Data shown:
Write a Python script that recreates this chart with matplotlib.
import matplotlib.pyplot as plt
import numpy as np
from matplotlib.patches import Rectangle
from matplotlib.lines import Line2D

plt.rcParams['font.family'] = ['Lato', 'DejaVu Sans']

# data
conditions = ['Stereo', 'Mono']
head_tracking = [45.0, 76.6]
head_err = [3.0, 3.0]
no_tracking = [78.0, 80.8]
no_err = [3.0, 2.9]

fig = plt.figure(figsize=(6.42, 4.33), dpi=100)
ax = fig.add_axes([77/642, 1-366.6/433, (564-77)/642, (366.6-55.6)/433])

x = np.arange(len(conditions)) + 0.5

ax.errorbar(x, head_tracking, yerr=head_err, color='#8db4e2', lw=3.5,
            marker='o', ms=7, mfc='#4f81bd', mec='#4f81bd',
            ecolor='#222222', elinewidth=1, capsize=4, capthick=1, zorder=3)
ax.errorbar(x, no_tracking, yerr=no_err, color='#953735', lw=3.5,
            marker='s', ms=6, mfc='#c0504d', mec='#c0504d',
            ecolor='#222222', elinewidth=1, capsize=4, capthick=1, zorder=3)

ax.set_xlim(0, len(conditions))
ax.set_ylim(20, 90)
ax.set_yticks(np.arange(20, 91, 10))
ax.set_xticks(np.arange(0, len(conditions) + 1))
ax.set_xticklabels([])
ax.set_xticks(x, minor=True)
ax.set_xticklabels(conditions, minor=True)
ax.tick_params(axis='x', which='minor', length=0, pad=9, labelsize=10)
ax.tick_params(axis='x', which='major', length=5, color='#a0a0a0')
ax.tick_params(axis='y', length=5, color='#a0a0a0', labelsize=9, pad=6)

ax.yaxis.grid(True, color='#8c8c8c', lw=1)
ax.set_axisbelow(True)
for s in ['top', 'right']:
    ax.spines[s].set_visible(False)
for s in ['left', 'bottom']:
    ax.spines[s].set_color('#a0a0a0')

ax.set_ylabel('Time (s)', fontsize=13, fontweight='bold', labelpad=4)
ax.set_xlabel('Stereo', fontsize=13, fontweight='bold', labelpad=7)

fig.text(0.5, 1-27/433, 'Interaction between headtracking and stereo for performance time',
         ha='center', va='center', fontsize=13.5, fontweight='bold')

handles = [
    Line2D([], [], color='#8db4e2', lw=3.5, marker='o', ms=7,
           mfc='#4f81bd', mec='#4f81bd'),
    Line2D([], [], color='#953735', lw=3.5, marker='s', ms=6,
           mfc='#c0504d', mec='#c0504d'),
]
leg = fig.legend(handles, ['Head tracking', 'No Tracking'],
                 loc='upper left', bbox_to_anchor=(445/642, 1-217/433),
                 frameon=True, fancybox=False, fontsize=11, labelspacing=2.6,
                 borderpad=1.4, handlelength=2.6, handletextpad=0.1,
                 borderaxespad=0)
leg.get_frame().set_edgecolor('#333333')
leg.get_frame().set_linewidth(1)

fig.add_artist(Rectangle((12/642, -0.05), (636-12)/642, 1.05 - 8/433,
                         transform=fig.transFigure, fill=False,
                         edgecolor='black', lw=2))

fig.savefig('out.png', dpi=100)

To be done: Pull out all lines in the data above that include "matplotlib".

Task solution:
Write a Python script that recreates this chart with matplotlib.
import matplotlib.pyplot as plt
from matplotlib.patches import Rectangle
from matplotlib.lines import Line2D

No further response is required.